#### [Problem to solve]
Copy the data below exactly, omitting any picture it contains.

--- Start ---

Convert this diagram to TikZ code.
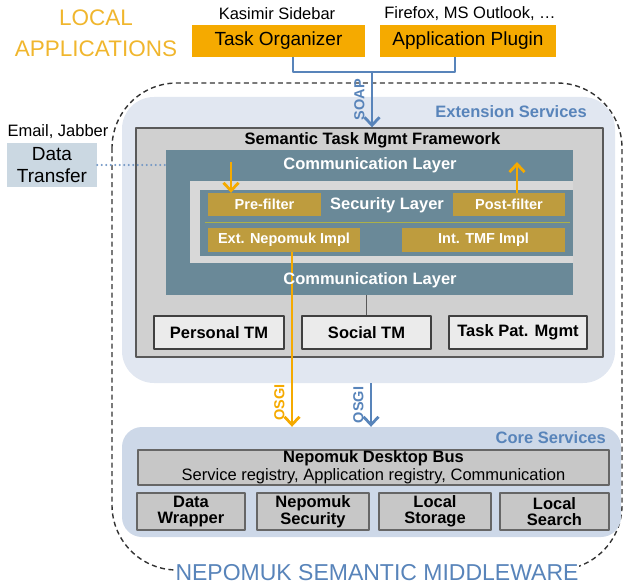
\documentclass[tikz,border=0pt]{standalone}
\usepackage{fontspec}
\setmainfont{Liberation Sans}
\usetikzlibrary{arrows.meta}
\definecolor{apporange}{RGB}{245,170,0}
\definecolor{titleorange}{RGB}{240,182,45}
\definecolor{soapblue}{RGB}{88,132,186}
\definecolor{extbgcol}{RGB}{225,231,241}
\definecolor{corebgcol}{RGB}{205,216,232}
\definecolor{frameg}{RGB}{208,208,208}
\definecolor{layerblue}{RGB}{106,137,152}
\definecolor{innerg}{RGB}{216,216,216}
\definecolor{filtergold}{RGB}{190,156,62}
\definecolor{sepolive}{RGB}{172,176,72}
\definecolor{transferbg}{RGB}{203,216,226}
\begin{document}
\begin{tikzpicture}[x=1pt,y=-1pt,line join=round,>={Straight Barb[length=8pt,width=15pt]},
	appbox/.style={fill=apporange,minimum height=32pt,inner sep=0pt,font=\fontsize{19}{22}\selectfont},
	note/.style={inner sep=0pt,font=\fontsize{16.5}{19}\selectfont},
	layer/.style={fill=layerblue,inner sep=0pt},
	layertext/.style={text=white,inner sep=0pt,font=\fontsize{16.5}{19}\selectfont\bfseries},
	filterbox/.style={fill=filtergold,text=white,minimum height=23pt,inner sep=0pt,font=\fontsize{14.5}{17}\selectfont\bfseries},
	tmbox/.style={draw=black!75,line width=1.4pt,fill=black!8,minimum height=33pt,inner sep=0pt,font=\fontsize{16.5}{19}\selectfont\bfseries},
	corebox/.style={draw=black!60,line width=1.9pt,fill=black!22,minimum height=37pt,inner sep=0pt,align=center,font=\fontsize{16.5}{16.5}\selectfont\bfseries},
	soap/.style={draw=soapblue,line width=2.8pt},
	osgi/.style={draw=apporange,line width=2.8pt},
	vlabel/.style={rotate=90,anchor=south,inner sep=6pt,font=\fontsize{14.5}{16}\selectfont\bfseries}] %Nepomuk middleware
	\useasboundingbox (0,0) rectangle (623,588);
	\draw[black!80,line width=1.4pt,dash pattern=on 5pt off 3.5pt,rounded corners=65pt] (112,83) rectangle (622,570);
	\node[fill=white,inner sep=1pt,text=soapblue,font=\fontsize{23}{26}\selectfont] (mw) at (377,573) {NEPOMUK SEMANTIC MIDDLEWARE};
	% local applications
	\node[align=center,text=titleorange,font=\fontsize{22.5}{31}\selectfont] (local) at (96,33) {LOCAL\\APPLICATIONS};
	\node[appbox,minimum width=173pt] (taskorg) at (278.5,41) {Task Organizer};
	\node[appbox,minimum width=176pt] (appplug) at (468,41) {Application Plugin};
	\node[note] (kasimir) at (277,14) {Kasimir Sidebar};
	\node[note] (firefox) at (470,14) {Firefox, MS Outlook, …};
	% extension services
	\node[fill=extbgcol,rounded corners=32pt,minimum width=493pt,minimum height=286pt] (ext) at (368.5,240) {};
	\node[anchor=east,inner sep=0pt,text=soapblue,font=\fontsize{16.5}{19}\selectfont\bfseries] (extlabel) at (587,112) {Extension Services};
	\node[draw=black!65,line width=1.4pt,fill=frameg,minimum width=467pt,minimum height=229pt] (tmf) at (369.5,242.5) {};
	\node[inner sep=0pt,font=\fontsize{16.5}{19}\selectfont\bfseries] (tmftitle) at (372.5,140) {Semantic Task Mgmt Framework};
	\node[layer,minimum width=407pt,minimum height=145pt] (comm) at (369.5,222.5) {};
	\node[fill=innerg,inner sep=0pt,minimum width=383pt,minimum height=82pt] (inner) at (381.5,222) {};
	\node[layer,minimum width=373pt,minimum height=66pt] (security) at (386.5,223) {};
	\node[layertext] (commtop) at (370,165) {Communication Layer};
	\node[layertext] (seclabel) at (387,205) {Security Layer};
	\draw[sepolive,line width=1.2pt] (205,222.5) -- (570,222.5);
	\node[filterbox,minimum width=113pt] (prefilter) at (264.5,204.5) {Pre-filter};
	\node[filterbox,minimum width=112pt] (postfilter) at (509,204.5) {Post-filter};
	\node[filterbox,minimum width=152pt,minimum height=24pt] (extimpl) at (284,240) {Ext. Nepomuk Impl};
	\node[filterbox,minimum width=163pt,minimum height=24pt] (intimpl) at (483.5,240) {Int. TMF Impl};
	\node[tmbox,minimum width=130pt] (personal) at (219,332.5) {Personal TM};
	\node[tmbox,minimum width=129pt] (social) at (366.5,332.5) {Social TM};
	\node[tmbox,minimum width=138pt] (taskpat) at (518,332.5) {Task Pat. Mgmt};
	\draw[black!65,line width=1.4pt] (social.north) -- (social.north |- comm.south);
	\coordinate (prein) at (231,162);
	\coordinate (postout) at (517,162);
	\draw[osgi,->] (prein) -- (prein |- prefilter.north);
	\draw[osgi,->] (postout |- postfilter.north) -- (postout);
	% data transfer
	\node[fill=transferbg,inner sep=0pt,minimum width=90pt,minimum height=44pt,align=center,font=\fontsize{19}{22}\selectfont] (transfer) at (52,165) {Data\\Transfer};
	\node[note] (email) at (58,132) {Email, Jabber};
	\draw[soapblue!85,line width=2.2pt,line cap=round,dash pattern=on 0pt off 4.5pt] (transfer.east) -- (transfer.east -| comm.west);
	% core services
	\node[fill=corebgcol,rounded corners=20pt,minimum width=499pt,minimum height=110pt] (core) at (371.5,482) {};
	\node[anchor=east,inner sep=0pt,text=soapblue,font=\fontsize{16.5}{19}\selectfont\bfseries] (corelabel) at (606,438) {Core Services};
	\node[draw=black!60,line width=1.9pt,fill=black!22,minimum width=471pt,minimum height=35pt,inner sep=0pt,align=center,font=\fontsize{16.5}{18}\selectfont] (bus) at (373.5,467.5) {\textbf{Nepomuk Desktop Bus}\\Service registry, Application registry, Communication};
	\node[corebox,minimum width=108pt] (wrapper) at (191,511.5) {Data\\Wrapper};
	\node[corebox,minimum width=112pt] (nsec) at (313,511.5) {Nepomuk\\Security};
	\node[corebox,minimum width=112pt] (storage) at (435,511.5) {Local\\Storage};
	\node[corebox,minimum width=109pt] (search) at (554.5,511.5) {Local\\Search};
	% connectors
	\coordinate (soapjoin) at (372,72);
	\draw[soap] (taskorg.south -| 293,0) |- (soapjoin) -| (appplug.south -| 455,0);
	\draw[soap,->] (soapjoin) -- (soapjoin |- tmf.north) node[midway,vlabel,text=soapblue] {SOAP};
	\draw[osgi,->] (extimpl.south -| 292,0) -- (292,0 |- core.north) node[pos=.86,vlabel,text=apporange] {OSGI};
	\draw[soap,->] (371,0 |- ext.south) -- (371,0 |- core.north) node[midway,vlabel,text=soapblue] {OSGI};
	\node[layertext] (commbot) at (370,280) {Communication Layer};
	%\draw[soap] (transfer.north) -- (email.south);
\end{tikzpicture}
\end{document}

--- End ---

#### [Output]
Convert this diagram to TikZ code.
\documentclass[tikz,border=0pt]{standalone}
\usepackage{fontspec}
\setmainfont{Liberation Sans}
\usetikzlibrary{arrows.meta}
\definecolor{apporange}{RGB}{245,170,0}
\definecolor{titleorange}{RGB}{240,182,45}
\definecolor{soapblue}{RGB}{88,132,186}
\definecolor{extbgcol}{RGB}{225,231,241}
\definecolor{corebgcol}{RGB}{205,216,232}
\definecolor{frameg}{RGB}{208,208,208}
\definecolor{layerblue}{RGB}{106,137,152}
\definecolor{innerg}{RGB}{216,216,216}
\definecolor{filtergold}{RGB}{190,156,62}
\definecolor{sepolive}{RGB}{172,176,72}
\definecolor{transferbg}{RGB}{203,216,226}
\begin{document}
\begin{tikzpicture}[x=1pt,y=-1pt,line join=round,>={Straight Barb[length=8pt,width=15pt]},
	appbox/.style={fill=apporange,minimum height=32pt,inner sep=0pt,font=\fontsize{19}{22}\selectfont},
	note/.style={inner sep=0pt,font=\fontsize{16.5}{19}\selectfont},
	layer/.style={fill=layerblue,inner sep=0pt},
	layertext/.style={text=white,inner sep=0pt,font=\fontsize{16.5}{19}\selectfont\bfseries},
	filterbox/.style={fill=filtergold,text=white,minimum height=23pt,inner sep=0pt,font=\fontsize{14.5}{17}\selectfont\bfseries},
	tmbox/.style={draw=black!75,line width=1.4pt,fill=black!8,minimum height=33pt,inner sep=0pt,font=\fontsize{16.5}{19}\selectfont\bfseries},
	corebox/.style={draw=black!60,line width=1.9pt,fill=black!22,minimum height=37pt,inner sep=0pt,align=center,font=\fontsize{16.5}{16.5}\selectfont\bfseries},
	soap/.style={draw=soapblue,line width=2.8pt},
	osgi/.style={draw=apporange,line width=2.8pt},
	vlabel/.style={rotate=90,anchor=south,inner sep=6pt,font=\fontsize{14.5}{16}\selectfont\bfseries}] %Nepomuk middleware
	\useasboundingbox (0,0) rectangle (623,588);
	\draw[black!80,line width=1.4pt,dash pattern=on 5pt off 3.5pt,rounded corners=65pt] (112,83) rectangle (622,570);
	\node[fill=white,inner sep=1pt,text=soapblue,font=\fontsize{23}{26}\selectfont] (mw) at (377,573) {NEPOMUK SEMANTIC MIDDLEWARE};
	% local applications
	\node[align=center,text=titleorange,font=\fontsize{22.5}{31}\selectfont] (local) at (96,33) {LOCAL\\APPLICATIONS};
	\node[appbox,minimum width=173pt] (taskorg) at (278.5,41) {Task Organizer};
	\node[appbox,minimum width=176pt] (appplug) at (468,41) {Application Plugin};
	\node[note] (kasimir) at (277,14) {Kasimir Sidebar};
	\node[note] (firefox) at (470,14) {Firefox, MS Outlook, …};
	% extension services
	\node[fill=extbgcol,rounded corners=32pt,minimum width=493pt,minimum height=286pt] (ext) at (368.5,240) {};
	\node[anchor=east,inner sep=0pt,text=soapblue,font=\fontsize{16.5}{19}\selectfont\bfseries] (extlabel) at (587,112) {Extension Services};
	\node[draw=black!65,line width=1.4pt,fill=frameg,minimum width=467pt,minimum height=229pt] (tmf) at (369.5,242.5) {};
	\node[inner sep=0pt,font=\fontsize{16.5}{19}\selectfont\bfseries] (tmftitle) at (372.5,140) {Semantic Task Mgmt Framework};
	\node[layer,minimum width=407pt,minimum height=145pt] (comm) at (369.5,222.5) {};
	\node[fill=innerg,inner sep=0pt,minimum width=383pt,minimum height=82pt] (inner) at (381.5,222) {};
	\node[layer,minimum width=373pt,minimum height=66pt] (security) at (386.5,223) {};
	\node[layertext] (commtop) at (370,165) {Communication Layer};
	\node[layertext] (seclabel) at (387,205) {Security Layer};
	\draw[sepolive,line width=1.2pt] (205,222.5) -- (570,222.5);
	\node[filterbox,minimum width=113pt] (prefilter) at (264.5,204.5) {Pre-filter};
	\node[filterbox,minimum width=112pt] (postfilter) at (509,204.5) {Post-filter};
	\node[filterbox,minimum width=152pt,minimum height=24pt] (extimpl) at (284,240) {Ext. Nepomuk Impl};
	\node[filterbox,minimum width=163pt,minimum height=24pt] (intimpl) at (483.5,240) {Int. TMF Impl};
	\node[tmbox,minimum width=130pt] (personal) at (219,332.5) {Personal TM};
	\node[tmbox,minimum width=129pt] (social) at (366.5,332.5) {Social TM};
	\node[tmbox,minimum width=138pt] (taskpat) at (518,332.5) {Task Pat. Mgmt};
	\draw[black!65,line width=1.4pt] (social.north) -- (social.north |- comm.south);
	\coordinate (prein) at (231,162);
	\coordinate (postout) at (517,162);
	\draw[osgi,->] (prein) -- (prein |- prefilter.north);
	\draw[osgi,->] (postout |- postfilter.north) -- (postout);
	% data transfer
	\node[fill=transferbg,inner sep=0pt,minimum width=90pt,minimum height=44pt,align=center,font=\fontsize{19}{22}\selectfont] (transfer) at (52,165) {Data\\Transfer};
	\node[note] (email) at (58,132) {Email, Jabber};
	\draw[soapblue!85,line width=2.2pt,line cap=round,dash pattern=on 0pt off 4.5pt] (transfer.east) -- (transfer.east -| comm.west);
	% core services
	\node[fill=corebgcol,rounded corners=20pt,minimum width=499pt,minimum height=110pt] (core) at (371.5,482) {};
	\node[anchor=east,inner sep=0pt,text=soapblue,font=\fontsize{16.5}{19}\selectfont\bfseries] (corelabel) at (606,438) {Core Services};
	\node[draw=black!60,line width=1.9pt,fill=black!22,minimum width=471pt,minimum height=35pt,inner sep=0pt,align=center,font=\fontsize{16.5}{18}\selectfont] (bus) at (373.5,467.5) {\textbf{Nepomuk Desktop Bus}\\Service registry, Application registry, Communication};
	\node[corebox,minimum width=108pt] (wrapper) at (191,511.5) {Data\\Wrapper};
	\node[corebox,minimum width=112pt] (nsec) at (313,511.5) {Nepomuk\\Security};
	\node[corebox,minimum width=112pt] (storage) at (435,511.5) {Local\\Storage};
	\node[corebox,minimum width=109pt] (search) at (554.5,511.5) {Local\\Search};
	% connectors
	\coordinate (soapjoin) at (372,72);
	\draw[soap] (taskorg.south -| 293,0) |- (soapjoin) -| (appplug.south -| 455,0);
	\draw[soap,->] (soapjoin) -- (soapjoin |- tmf.north) node[midway,vlabel,text=soapblue] {SOAP};
	\draw[osgi,->] (extimpl.south -| 292,0) -- (292,0 |- core.north) node[pos=.86,vlabel,text=apporange] {OSGI};
	\draw[soap,->] (371,0 |- ext.south) -- (371,0 |- core.north) node[midway,vlabel,text=soapblue] {OSGI};
	\node[layertext] (commbot) at (370,280) {Communication Layer};
	%\draw[soap] (transfer.north) -- (email.south);
\end{tikzpicture}
\end{document}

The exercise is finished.